Re: [CR]Axle or Spindle , Which Is Correct ??


Example: Production Builders:Cinelli

From: "Raoul Delmare" <Raoul.L.Delmare@worldnet.att.net>
To: <classicrendezvous@bikelist.org>
References: <20030630014518.10491.qmail@web11907.mail.yahoo.com>
Subject: Re: [CR]Axle or Spindle , Which Is Correct ??
Date: Mon, 30 Jun 2003 09:23:43 -0500


Hello Fred ,

Good One !

I hadn't thought of that one !

BUT ,

Let's make the example a Jeep Cherokee , 2 wheel drive . Because this one actually does NOT have independent front suspension ! The big long part in the middle ( which you can clearly see as the car goes past ) is called the "front axle" . But , the two little parts on the ends , on which the wheel-hubs actually rotate , are generally called "front spindles" !!

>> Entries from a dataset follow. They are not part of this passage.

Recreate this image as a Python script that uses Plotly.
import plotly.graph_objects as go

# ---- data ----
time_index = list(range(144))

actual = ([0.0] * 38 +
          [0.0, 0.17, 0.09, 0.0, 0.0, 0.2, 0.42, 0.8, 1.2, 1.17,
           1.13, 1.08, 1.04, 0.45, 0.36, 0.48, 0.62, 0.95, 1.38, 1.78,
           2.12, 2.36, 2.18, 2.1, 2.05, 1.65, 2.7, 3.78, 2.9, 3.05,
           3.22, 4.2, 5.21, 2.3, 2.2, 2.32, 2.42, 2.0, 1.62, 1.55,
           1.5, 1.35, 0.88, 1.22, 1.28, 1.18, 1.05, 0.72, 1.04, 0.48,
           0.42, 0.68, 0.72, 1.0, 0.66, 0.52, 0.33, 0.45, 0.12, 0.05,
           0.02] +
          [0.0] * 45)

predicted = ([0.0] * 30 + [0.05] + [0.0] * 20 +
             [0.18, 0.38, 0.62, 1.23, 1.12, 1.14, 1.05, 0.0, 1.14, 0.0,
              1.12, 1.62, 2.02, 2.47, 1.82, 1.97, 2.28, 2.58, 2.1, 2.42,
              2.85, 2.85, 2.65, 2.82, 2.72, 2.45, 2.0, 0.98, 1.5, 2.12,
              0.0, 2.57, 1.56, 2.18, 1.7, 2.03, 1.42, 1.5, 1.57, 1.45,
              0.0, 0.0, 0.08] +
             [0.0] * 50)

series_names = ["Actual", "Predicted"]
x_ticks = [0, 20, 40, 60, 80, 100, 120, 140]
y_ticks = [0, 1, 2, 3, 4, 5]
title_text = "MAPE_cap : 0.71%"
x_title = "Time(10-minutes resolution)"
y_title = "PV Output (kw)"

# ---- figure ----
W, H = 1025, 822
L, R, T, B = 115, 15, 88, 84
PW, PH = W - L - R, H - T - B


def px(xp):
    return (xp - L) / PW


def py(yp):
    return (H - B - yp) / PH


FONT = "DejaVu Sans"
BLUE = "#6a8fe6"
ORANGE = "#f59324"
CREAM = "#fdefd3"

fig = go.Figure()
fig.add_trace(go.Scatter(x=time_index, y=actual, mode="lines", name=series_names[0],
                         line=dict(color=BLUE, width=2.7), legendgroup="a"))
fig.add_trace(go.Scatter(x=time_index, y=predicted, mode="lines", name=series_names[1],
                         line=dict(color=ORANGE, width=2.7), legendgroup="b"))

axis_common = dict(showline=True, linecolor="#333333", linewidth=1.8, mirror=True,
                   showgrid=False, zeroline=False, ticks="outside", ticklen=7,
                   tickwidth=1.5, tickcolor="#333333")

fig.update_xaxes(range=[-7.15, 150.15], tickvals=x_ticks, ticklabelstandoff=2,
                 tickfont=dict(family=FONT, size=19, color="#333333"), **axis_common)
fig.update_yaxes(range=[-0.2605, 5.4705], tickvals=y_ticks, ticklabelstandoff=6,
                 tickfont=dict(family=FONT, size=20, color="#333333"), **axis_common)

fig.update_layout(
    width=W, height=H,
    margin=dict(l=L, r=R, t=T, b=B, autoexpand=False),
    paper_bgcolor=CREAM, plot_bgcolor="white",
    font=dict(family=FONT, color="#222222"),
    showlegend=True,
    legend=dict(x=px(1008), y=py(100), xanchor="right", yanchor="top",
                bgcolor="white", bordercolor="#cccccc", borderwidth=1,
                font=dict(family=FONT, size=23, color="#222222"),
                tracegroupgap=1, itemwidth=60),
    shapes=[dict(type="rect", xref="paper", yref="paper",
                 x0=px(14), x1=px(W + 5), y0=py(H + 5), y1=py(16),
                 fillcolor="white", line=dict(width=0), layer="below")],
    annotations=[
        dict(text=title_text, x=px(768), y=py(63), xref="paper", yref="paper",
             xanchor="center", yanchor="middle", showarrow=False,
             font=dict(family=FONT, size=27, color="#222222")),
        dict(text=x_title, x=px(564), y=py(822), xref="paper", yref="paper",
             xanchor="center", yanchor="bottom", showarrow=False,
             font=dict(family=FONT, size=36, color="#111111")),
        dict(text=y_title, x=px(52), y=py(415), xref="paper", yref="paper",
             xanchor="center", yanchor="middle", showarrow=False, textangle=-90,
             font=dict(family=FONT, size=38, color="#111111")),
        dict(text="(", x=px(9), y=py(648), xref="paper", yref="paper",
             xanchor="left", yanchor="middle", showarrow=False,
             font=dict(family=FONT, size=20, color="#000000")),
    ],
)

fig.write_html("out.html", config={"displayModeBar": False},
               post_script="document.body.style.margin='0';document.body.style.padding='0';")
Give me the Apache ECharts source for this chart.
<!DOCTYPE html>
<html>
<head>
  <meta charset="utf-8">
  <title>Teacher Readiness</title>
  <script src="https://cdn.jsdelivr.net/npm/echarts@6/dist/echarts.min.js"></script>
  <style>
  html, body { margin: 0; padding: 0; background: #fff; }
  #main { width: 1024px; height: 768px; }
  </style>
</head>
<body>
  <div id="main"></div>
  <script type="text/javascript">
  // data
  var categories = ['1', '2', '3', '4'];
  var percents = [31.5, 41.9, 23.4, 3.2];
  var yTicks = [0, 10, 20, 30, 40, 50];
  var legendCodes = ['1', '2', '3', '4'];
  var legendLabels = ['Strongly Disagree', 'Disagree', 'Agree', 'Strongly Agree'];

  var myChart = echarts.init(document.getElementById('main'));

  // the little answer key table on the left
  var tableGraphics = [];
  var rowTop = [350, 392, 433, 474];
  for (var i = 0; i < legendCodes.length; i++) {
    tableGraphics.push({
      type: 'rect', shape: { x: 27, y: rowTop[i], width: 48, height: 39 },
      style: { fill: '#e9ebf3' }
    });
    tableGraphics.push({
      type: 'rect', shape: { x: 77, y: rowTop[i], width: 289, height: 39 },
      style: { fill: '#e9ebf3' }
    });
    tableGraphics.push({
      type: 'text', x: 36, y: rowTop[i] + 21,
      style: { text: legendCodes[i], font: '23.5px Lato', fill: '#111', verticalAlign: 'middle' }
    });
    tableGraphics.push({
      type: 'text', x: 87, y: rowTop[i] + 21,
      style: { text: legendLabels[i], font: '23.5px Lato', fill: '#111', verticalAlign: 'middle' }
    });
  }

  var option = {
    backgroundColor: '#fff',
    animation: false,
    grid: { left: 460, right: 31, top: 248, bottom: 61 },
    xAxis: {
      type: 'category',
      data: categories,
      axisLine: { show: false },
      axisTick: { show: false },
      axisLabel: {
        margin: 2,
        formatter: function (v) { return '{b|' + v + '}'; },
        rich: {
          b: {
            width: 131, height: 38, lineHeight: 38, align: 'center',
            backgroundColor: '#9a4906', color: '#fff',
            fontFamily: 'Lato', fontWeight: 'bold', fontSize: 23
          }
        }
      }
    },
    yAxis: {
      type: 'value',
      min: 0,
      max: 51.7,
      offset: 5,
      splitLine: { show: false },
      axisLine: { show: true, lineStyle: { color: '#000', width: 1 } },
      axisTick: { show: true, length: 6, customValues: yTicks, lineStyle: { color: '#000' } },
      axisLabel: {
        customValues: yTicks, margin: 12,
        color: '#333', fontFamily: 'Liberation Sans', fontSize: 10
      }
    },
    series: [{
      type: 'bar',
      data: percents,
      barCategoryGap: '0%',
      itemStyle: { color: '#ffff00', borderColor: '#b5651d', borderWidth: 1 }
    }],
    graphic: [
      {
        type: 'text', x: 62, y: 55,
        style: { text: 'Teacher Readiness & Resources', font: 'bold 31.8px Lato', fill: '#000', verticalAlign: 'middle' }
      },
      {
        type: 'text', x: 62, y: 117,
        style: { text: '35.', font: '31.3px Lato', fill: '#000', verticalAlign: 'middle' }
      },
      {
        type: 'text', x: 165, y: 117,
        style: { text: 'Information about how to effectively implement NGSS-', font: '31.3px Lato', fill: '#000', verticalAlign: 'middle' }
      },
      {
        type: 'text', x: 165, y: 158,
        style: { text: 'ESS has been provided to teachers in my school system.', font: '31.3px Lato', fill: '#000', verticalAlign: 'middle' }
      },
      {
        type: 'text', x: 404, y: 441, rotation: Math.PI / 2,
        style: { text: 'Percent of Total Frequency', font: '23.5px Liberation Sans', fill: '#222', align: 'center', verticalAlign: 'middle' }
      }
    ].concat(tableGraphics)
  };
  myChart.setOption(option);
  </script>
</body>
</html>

And mostly , these days , a rear wheel drive car with independent front suspension is not thought to really have a front axle , just two front spindles .

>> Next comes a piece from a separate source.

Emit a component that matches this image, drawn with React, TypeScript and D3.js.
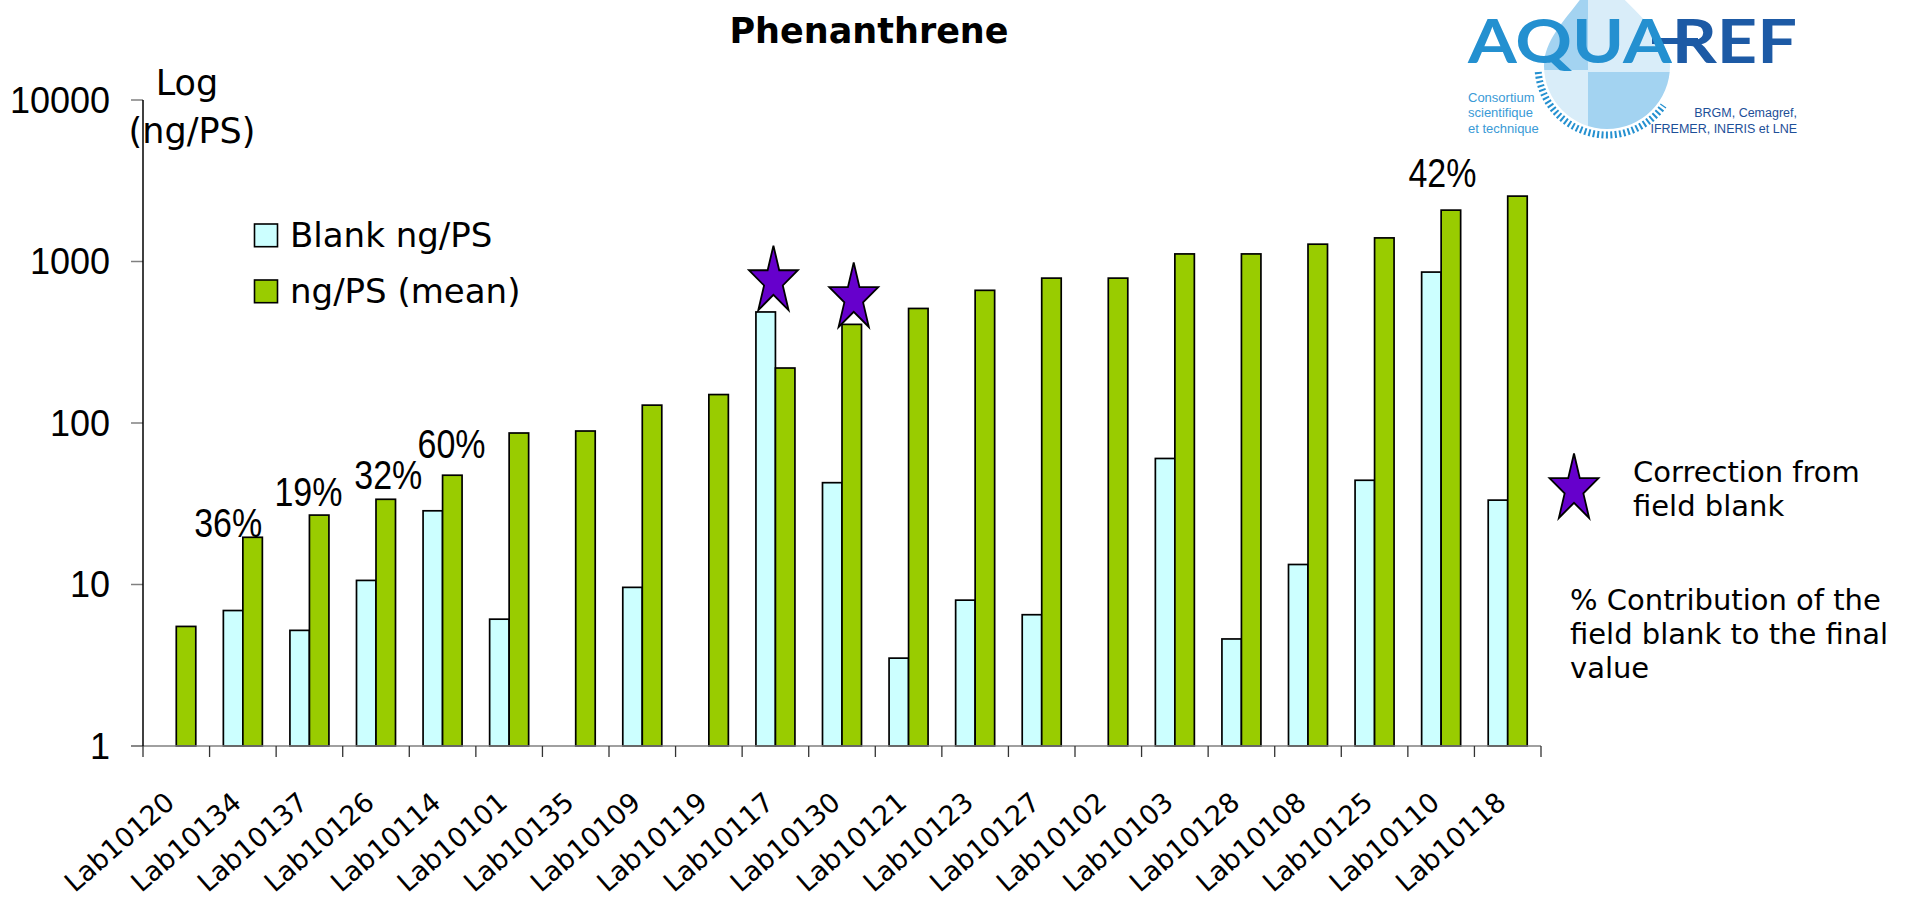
import React from "react";
import * as d3 from "d3";

// ---- data ----
const labs = [
  "Lab10120", "Lab10134", "Lab10137", "Lab10126", "Lab10114", "Lab10101", "Lab10135",
  "Lab10109", "Lab10119", "Lab10117", "Lab10130", "Lab10121", "Lab10123", "Lab10127",
  "Lab10102", "Lab10103", "Lab10128", "Lab10108", "Lab10125", "Lab10110", "Lab10118",
];
const blankValues: (number | null)[] = [
  null, 6.9, 5.2, 10.6, 28.6, 6.1, null, 9.6, null, 487, 42.7, 3.5, 8.0, 6.5, null, 60.3,
  4.6, 13.3, 44.2, 860, 33.3,
];
const meanValues: number[] = [
  5.5, 19.6, 26.9, 33.7, 47.5, 86.7, 89.2, 129, 150, 219, 408, 512, 663, 789, 789, 1114,
  1114, 1280, 1400, 2080, 2540,
];
const yTicks = [1, 10, 100, 1000, 10000];
const seriesNames = ["Blank ng/PS", "ng/PS (mean)"];

// percentage annotations (contribution of the field blank)
const pctLabs = ["Lab10134", "Lab10137", "Lab10126", "Lab10114", "Lab10110"];
const pctTexts = ["36%", "19%", "32%", "60%", "42%"];
const pctAt = [19.8, 30.6, 38.9, 61, 2900];

// stars: correction from field blank
const starLabs = ["Lab10117", "Lab10130"];
const starAt = [500, 393];

const SANS = "'DejaVu Sans', Verdana, sans-serif";
const ARIAL = "'Liberation Sans', Arial, sans-serif";
const BLANK_FILL = "#CCFFFF";
const MEAN_FILL = "#99CC00";
const STAR_FILL = "#6600CC";

function starPoints(cx: number, yb: number, w: number, h: number): string {
  const sx = w / (2 * Math.cos(Math.PI / 10));
  const sy = h / (1 + Math.cos(Math.PI / 5));
  const cy = yb - Math.cos(Math.PI / 5) * sy;
  const pts: string[] = [];
  for (let k = 0; k < 10; k++) {
    const r = k % 2 === 0 ? 1 : 0.382;
    const a = -Math.PI / 2 + (k * Math.PI) / 5;
    pts.push(`${cx + r * Math.cos(a) * sx},${cy + r * Math.sin(a) * sy}`);
  }
  return pts.join(" ");
}

function Logo() {
  const cx = 1607, cy = 66, r = 63;
  const drop = `M 1597,-30 C 1585,5 ${cx - r},30 ${cx - r},${cy} A ${r} ${r} 0 0 0 ${cx + r},${cy} C ${cx + r},35 1625,5 1597,-30 Z`;
  const ar = 69;
  const a0 = (175 * Math.PI) / 180, a1 = (35 * Math.PI) / 180;
  const arc = `M ${cx + ar * Math.cos(a0)},${cy + ar * Math.sin(a0)} A ${ar} ${ar} 0 0 0 ${cx + ar * Math.cos(a1)},${cy + ar * Math.sin(a1)}`;
  return (
    <g>
      <defs>
        <clipPath id="dropClip">
          <path d={drop} />
        </clipPath>
      </defs>
      <g clipPath="url(#dropClip)">
        <rect x={1500} y={-40} width={88} height={110} fill="#a3d3f1" />
        <rect x={1588} y={-40} width={112} height={112} fill="#d9edf9" />
        <rect x={1500} y={70} width={88} height={80} fill="#d9edf9" />
        <rect x={1588} y={72} width={112} height={80} fill="#a3d3f1" />
      </g>
      <path d={arc} fill="none" stroke="#2490d0" strokeWidth={7} strokeDasharray="2 2.4" />
      <rect x={1652} y={38} width={46} height={6} fill="#1d5aa5" />
      <text x={1468} y={63} fontFamily="Lato, 'DejaVu Sans', sans-serif" fontWeight={700}
        fontSize={62} textLength={329} lengthAdjust="spacingAndGlyphs">
        <tspan fill="#2490d0">AQUA</tspan>
        <tspan fill="#1d5aa5">REF</tspan>
      </text>
      <g fontFamily={ARIAL} fontSize={13} fill="#3a9ad6">
        <text x={1468} y={102}>Consortium</text>
        <text x={1468} y={117}>scientifique</text>
        <text x={1468} y={133}>et technique</text>
      </g>
      <g fontFamily={ARIAL} fontSize={12.5} fill="#1d4f98" textAnchor="end">
        <text x={1797} y={117}>BRGM, Cemagref,</text>
        <text x={1797} y={133}>IFREMER, INERIS et LNE</text>
      </g>
    </g>
  );
}

export default function App() {
  const W = 1908, H = 900;
  const left = 143, right = 1541, top = 100, base = 746;

  const x = d3.scaleBand<string>().domain(labs).range([left, right]).paddingInner(0).paddingOuter(0);
  const step = x.step();
  const barW = 19.5;
  const sub = d3.scaleBand<string>().domain(["blank", "mean"]).range([-barW, barW]);
  const y = d3.scaleLog().domain([1, 10000]).range([base, top]);
  const cx = (lab: string) => (x(lab) as number) + step / 2;

  const pctDx = [-0.22, -0.015, 0.185, 0.135, 0.02];
  const starDx = [-0.03, 0.176];

  return (
    <svg width={W} height={H} style={{ position: "absolute", left: 0, top: 0 }}
      xmlns="http://www.w3.org/2000/svg">
      <rect x={0} y={0} width={W} height={H} fill="#fff" />

      {/* title */}
      <text x={869} y={43} textAnchor="middle" fontFamily={SANS} fontWeight="bold" fontSize={35}>
        Phenanthrene
      </text>

      <Logo />

      {/* y axis title */}
      <g fontFamily={SANS} fontSize={35} textAnchor="middle">
        <text x={187} y={95}>Log</text>
        <text x={192} y={143}>(ng/PS)</text>
      </g>

      {/* y ticks */}
      {yTicks.map((t) => (
        <g key={t}>
          <line x1={left - 12} x2={left} y1={y(t)} y2={y(t)} stroke="#808080" strokeWidth={1.5} />
          <text x={110} y={y(t) + 12.8} textAnchor="end" fontFamily={ARIAL} fontSize={36}>
            {t}
          </text>
        </g>
      ))}

      {/* bars */}
      {labs.map((lab, i) => {
        const c = cx(lab);
        const b = blankValues[i];
        const m = meanValues[i];
        return (
          <g key={lab} stroke="#000" strokeWidth={1.7}>
            {b !== null && (
              <rect x={c + (sub("blank") as number)} y={y(b)} width={sub.bandwidth()}
                height={base - y(b)} fill={BLANK_FILL} />
            )}
            <rect x={c + (sub("mean") as number)} y={y(m)} width={sub.bandwidth()}
              height={base - y(m)} fill={MEAN_FILL} />
          </g>
        );
      })}

      {/* axes lines */}
      <line x1={left - 12} x2={right} y1={base} y2={base} stroke="#808080" strokeWidth={1.5} />
      <line x1={left} x2={left} y1={top} y2={base} stroke="#000" strokeWidth={1.5} />
      {d3.range(labs.length + 1).map((k) => (
        <line key={k} x1={left + k * step} x2={left + k * step} y1={base} y2={base + 11}
          stroke="#333" strokeWidth={1.3} />
      ))}

      {/* x labels */}
      {labs.map((lab) => {
        const px = cx(lab);
        const py = 805;
        return (
          <text key={lab} x={px} y={py} transform={`rotate(-41 ${px} ${py})`} textAnchor="end"
            fontFamily={SANS} fontSize={27}>
            {lab}
          </text>
        );
      })}

      {/* percentage annotations */}
      {pctLabs.map((lab, i) => (
        <text key={lab} x={cx(lab) + pctDx[i] * step} y={y(pctAt[i])} textAnchor="middle"
          fontFamily={ARIAL} fontSize={40} textLength={68} lengthAdjust="spacingAndGlyphs">
          {pctTexts[i]}
        </text>
      ))}

      {/* stars */}
      {starLabs.map((lab, i) => (
        <polygon key={lab} points={starPoints(cx(lab) + starDx[i] * step, y(starAt[i]), 49, 64.5)}
          fill={STAR_FILL} stroke="#000" strokeWidth={1.8} strokeLinejoin="miter" />
      ))}

      {/* legend */}
      <g fontFamily={SANS} fontSize={34}>
        <rect x={254.5} y={224} width={23} height={22.7} fill={BLANK_FILL} stroke="#000" strokeWidth={1.6} />
        <text x={290} y={247}>{seriesNames[0]}</text>
        <rect x={254.5} y={280} width={23} height={22.7} fill={MEAN_FILL} stroke="#000" strokeWidth={1.6} />
        <text x={290} y={303}>{seriesNames[1]}</text>
      </g>

      {/* side notes */}
      <polygon points={starPoints(1574, 518, 49, 64.5)} fill={STAR_FILL} stroke="#000" strokeWidth={1.8} />
      <g fontFamily={SANS} fontSize={29}>
        <text x={1633} y={482}>Correction from</text>
        <text x={1633} y={516}>field blank</text>
        <text x={1570} y={610}>% Contribution of the</text>
        <text x={1570} y={644}>field blank to the final</text>
        <text x={1570} y={678}>value</text>
      </g>
    </svg>
  );
}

Of course , the same people down at the auto parts counter , who use the terms axle and spindle , are also the same folks who think that the word "motor" means the same thing as the word "engine" .

But , to get back on topic . . .

What is THE correct and proper engineering term for what is in the middle of these components :

hubs

bottom brackets

pedals

? ? ?

Cheers ,
Raoul Delmare
Marysville Kansas


----- Original Message -----
From: "Fred Rafael Rednor"
To:
Sent: Sunday, June 29, 2003 8:45 PM
Subject: Re: [CR]Axle or Spindle , Which Is Correct ??



> > I recall a bicycle magazine article from
> > years ago which defined the usage as BB axle
> > (the shaft turned, and the item around it
> > remained stationary) and a hub spindle (the
> > shaft remained stationary, and the item
> > around it rotated).
> >
> > Does anyone else have an "industry" definition?
> Those definitions from Bicycling would be the opposite of what
> I was taught but consider this bit of info from the automotive
> world:
> A two wheel drive car has front and rear axles (well so does
> a four wheel drive car but that won't help me make my point).
> At the end with the driven wheels, what we call the axles
> rotate with the wheels in order to propel them. At the other
> end, the axles are stationary in their uprights and the wheels
> rotate around them. Yet they're both called axles in general
> parlance. So it seems to me that, with this subject, you
> simply can't be punctilious in your usage. Unless (to
> paraphrase Woody Allen) you're like trying to be like didactic.